Allegations of widespread financial mismanagement spanning several years left the once prestigious Samwu in tatters. More than 176 shop stewards were expelled and 17 officials dismissed allegedly for raising questions about corruption and mismanagement of union funds. 

In 2015, those kicked out of the union formed the Democratic Municipal and Allied Workers Union of South Africa, which is now affiliated to Saftu. Four years later, Samwu and a number of other unions stalked by allegations of financial mismanagement — including Numsa — faced being deregistered.

Numsa veteran Phutas Tseki said this week that the union faces a dire fate if its leadership fails to resolve its internal “challenges”. “I’ll call them challenges, for now, which could lead to divisions if they are not addressed. The issues that the union is faced with now are unprecedented,” he said. 

“The current leadership must acknowledge that what they have committed is an error beyond the history of Numsa … Unions normally don’t have political differences, because as union’s they need to at all times focus on what unites for us — improving the conditions of their members.”

If Numsa, like other unions, were to collapse it would be a devastating blow to the working class, Tseki said. “There are many challenges to the trade union movement … There are serious challenges. Now Numsa, as this huge union, if it has these differences you can imagine what will happen to their power to engage employers,” he said. 
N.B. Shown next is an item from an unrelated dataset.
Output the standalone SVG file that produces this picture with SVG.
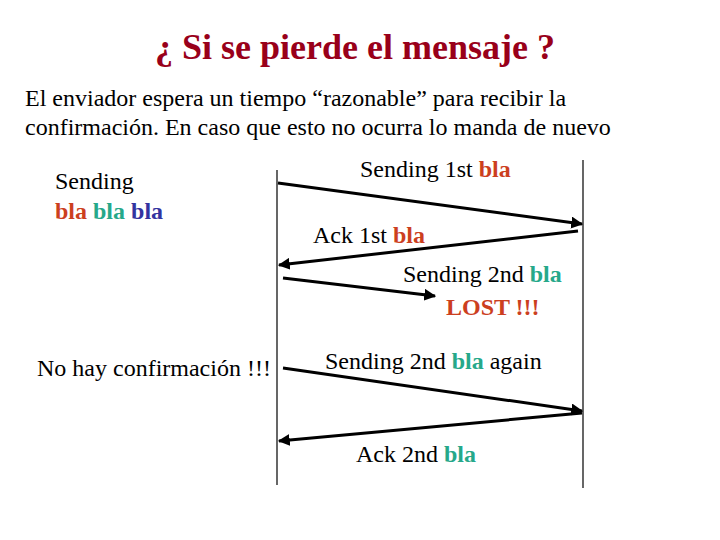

“This year Numsa signed a 7% salary increase at Eskom. Now if they are divided, they won’t have that power to be united against employers. Employers in the private sector will use that to their  advantage, because Numsa is organising in the private sector where employers aim to make profits regardless of employment conditions. So if they are divided, employers will celebrate.”

2 August 2022: A previous version of this article suggested that the Numsa congress was in defiance of the interdict and, therefore, invalid. However, the court is still to determine this. The labour court will hear arguments on this matter again on Friday, 5 August.